Issue Date: July 27, 2009
Chemical Firms Eke Out Earnings
Early earnings reports for the second quarter show it was another bleak period for the chemical industry as stalled demand continued to be an anchor on sales. The silver lining, analysts say, is that ambitious cost-cutting programs helped many companies beat earnings expectations.
At Air Products & Chemicals, revenues of $2.0 billion were down a steep 28.1% from the year-earlier period. The company blamed weak volumes, lower prices, and the stronger dollar. Earnings were down 23.7%, yet due to lower operating costs, earnings per share were $1.05, about 7 cents higher than consensus estimates.

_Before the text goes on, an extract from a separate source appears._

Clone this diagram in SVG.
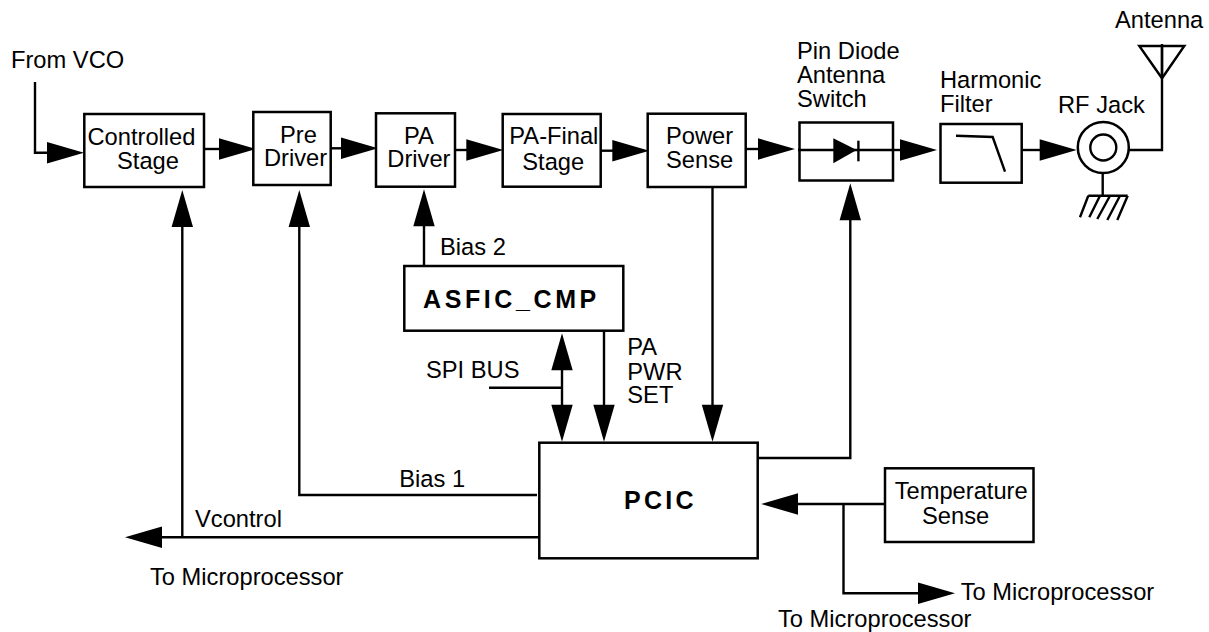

As part of its earnings release, Air Products announced that it will cut 1,150 positions, or about 6% of its global workforce, and close some manufacturing facilities. The layoffs are in addition to 1,400 job cuts in December 2008.
But the earnings report showed some cause for optimism. “While we are still seeing the impact of the global recession on our volumes, we’ve seen signs of improvement during this quarter in some of our end markets, particularly in electronics and Asia,” Air Products CEO John E. McGlade said. Sales of electronics and performance materials were up by 23% compared with the first quarter of 2009.
Continued low sales also hit DuPont’s results. The firm reported that sales volumes sank 19%, contributing the lion’s share of an overall 22.4% drop in revenues compared with last year. And low capacity utilization dragged down earnings by 48.2%.
“The magnitude of its volume contraction was massive and larger than expected,” JPMorgan chemicals analyst Jeffrey J. Zekauskas wrote in a report about DuPont. He added that “expense reduction and raw material benefit were also considerable, resulting in earnings per share higher than consensus expectations.”
Sounding cautiously positive, DuPont CEO Ellen J. Kullman told analysts in a conference call that she feels the worst of the recession has passed. “Many of our markets showed improvement in the second quarter, with an apparent end to destocking across several supply chains,” she reported. “Our coating, electronics, and performance materials business segments all had sequential volume improvements.”
The cost-cutting moves DuPont already announced will continue. The firm pledged to reduce fixed costs in 2009 by $1 billion, and it has chalked up $600 million in cuts so far. And the company plans to stay lean. Kullman said that half of the contractor positions eliminated at DuPont will not come back.
Aggressive cost management also saved the day at paints and coatings maker PPG Industries. Although both sales and earnings were down significantly from last year’s second quarter, both measures improved compared with this year’s first quarter. The $3.1 billion in second-quarter revenues was a large improvement on the $2.8 billion booked in the first quarter, and profit margin increased from 1.1% to a more respectable 4.8%.
Lower potash sales volumes hurt Mosaic, suggesting that the era of sky-high profits for fertilizer makers may be on the wane. The company’s earnings tanked by 83.0% compared with last year. According to Goldman Sachs agriculture and chemicals analyst Robert A. Koort, fertilizer firms held prices too high and ended up stuck with large inventories. But, he said, “a rebound in corn followed by a price drop to a level that sufficiently drives restocking could resuscitate enthusiasm” of investors.